Almost unnoticed, the price of a barrel of Brent crude has crept back up past $105. A few weeks ago, it had dipped below $80. Since then, it has risen with hopes about the global economy. China-watchers expect stepped-up investment in preparation for the Thirteenth Party Congress later this year; it is believed that the US Federal Reserve might be considering a third round of quantitative easing; and the chairman of the European Central Bank, Mario Draghi, said on Thursday that it would do “whatever necessary” to preserve the euro zone. But good news for the global economy is, in one way, bad news for India. It has dashed hopes that the fiscal impact of subsidies on diesel and liquefied petroleum gas (LPG) for domestic use would be reduced by softening world oil prices. A diesel price hike cannot, now, be further postponed.
It is important to remember that the Budget for 2012-13 capped the amount the government can spend on fuel subsidies at about Rs 40,000 crore. Extrapolating from last year’s spending, that amount is burned through by less than three months of under-recoveries on diesel, kerosene and LPG. This year, in fact, things might be worse, given the depreciation of the rupee. Paying $105 a barrel with INR-USD at 56 means that a barrel is Rs 5880. Last year, even when crude was at $120 a barrel, an exchange of 47 meant a barrel cost Rs 5640. The chances of meeting the Budget’s rupee estimates — reportedly calculated with crude at $110 a barrel, and the exchange rate at Rs 50 to a dollar — look unlikely. And yet, the government faces a giant loss of credibility if it fails to meet the only real fiscal target it set for itself.
Even besides the increasingly apparent underestimation of fuel subsidy, other aspects of the Budget numbers look ever more dicey.
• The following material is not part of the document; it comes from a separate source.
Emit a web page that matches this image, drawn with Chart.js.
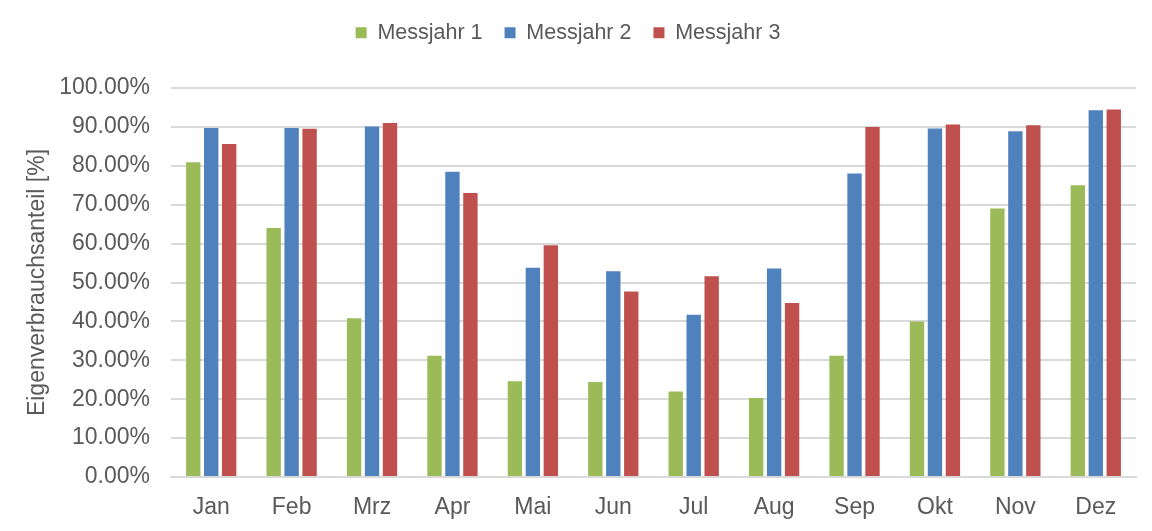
<!DOCTYPE html>
<html>
<head>
<meta charset="utf-8">
<style>
  html, body { margin: 0; padding: 0; background: #fff; }
  #wrap { width: 1152px; height: 531px; }
</style>
</head>
<body>
<div id="wrap">
    <canvas id="myChart"></canvas>
</div>
<script src="https://cdn.jsdelivr.net/npm/chart.js"></script>
<script>
    // Monate und Messwerte (Anteil in %)
    const months = ['Jan', 'Feb', 'Mrz', 'Apr', 'Mai', 'Jun', 'Jul', 'Aug', 'Sep', 'Okt', 'Nov', 'Dez'];
    const messjahr1 = [80.9, 64.0, 40.8, 31.2, 24.6, 24.4, 22.0, 20.3, 31.2, 40.0, 69.0, 75.0];
    const messjahr2 = [89.7, 89.7, 90.1, 78.5, 53.8, 52.9, 41.7, 53.6, 78.0, 89.6, 88.9, 94.3];
    const messjahr3 = [85.6, 89.5, 91.0, 73.0, 59.6, 47.7, 51.6, 44.7, 90.0, 90.6, 90.4, 94.5];
    const yTicks = [0, 10, 20, 30, 40, 50, 60, 70, 80, 90, 100];

    const textColor = '#595959';
    const gridColor = '#d9d9d9';
    const fontFamily = '"Liberation Sans", Arial, sans-serif';

    // Legende hoeher machen, damit der Plotbereich bei y=88 beginnt
    const legendHeight = {
        id: 'legendHeight',
        beforeInit(chart) {
            const fit = chart.legend.fit;
            chart.legend.fit = function () {
                fit.bind(chart.legend)();
                this.height = 88;
            };
        }
    };

    const ctx = document.getElementById('myChart');

    new Chart(ctx, {
        type: 'bar',
        data: {
            labels: months,
            datasets: [
                { label: 'Messjahr 1', data: messjahr1, backgroundColor: '#9bbb59' },
                { label: 'Messjahr 2', data: messjahr2, backgroundColor: '#4f81bd' },
                { label: 'Messjahr 3', data: messjahr3, backgroundColor: '#c0504d' }
            ]
        },
        options: {
            responsive: true,
            maintainAspectRatio: false,
            animation: false,
            datasets: {
                bar: { categoryPercentage: 0.67, barPercentage: 0.8 }
            },
            layout: { padding: { left: 0, right: 16, top: 0, bottom: 0 } },
            scales: {
                x: {
                    grid: { display: false, drawTicks: false },
                    border: { display: true, color: gridColor, width: 2 },
                    ticks: {
                        color: textColor,
                        padding: 17,
                        font: { family: fontFamily, size: 23 }
                    },
                    afterFit(scale) { scale.height = 54; }
                },
                y: {
                    min: 0,
                    max: 100,
                    afterBuildTicks(scale) {
                        scale.ticks = yTicks.map(v => ({ value: v }));
                    },
                    grid: { color: gridColor, lineWidth: 2, drawTicks: false },
                    border: { display: false },
                    ticks: {
                        color: textColor,
                        padding: 21,
                        font: { family: fontFamily, size: 23 },
                        callback: v => v.toFixed(2) + '%'
                    },
                    title: {
                        display: true,
                        text: 'Eigenverbrauchsanteil [%]',
                        color: textColor,
                        font: { family: fontFamily, size: 23 },
                        padding: { top: 24, bottom: 0 }
                    },
                    afterFit(scale) { scale.width = 171; }
                }
            },
            plugins: {
                legend: {
                    position: 'top',
                    labels: {
                        color: textColor,
                        boxWidth: 11,
                        boxHeight: 11,
                        padding: 22,
                        font: { family: fontFamily, size: 21.5 }
                    }
                },
                tooltip: { enabled: false }
            }
        },
        plugins: [legendHeight]
    });
</script>
</body>
</html>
An estimated receipt of Rs 30,000 crore from disinvestment seems impossible, given that the government cannot even privatise Scooters India in Lucknow. And the timing and amount of fees from spectrum licensing are both still doubtful. The fiscal deficit is Budgeted at 5.1 per cent of gross domestic product. If GDP targets are missed following a poor monsoon, and spectrum and disinvestment bring in much less than expected, then there is no option left but to control expenditure if the fiscal deficit is not to balloon to uncontrollable amounts. It is already dangerously high by international standards. Were it to come in over estimates by a percentage point or more, the effect might be inflationary. The very short-term positive effect on inflation that comes from not raising diesel prices cannot be considered to be worth the considerable political and economic damage that higher inflation in the medium and long term would cause. The government is understandably worried that farmers, already hit by a bad monsoon, will be further hit if the diesel that powers their pump gensets becomes more expensive. Other, more targeted methods, will have to be devised to ease agrarian distress.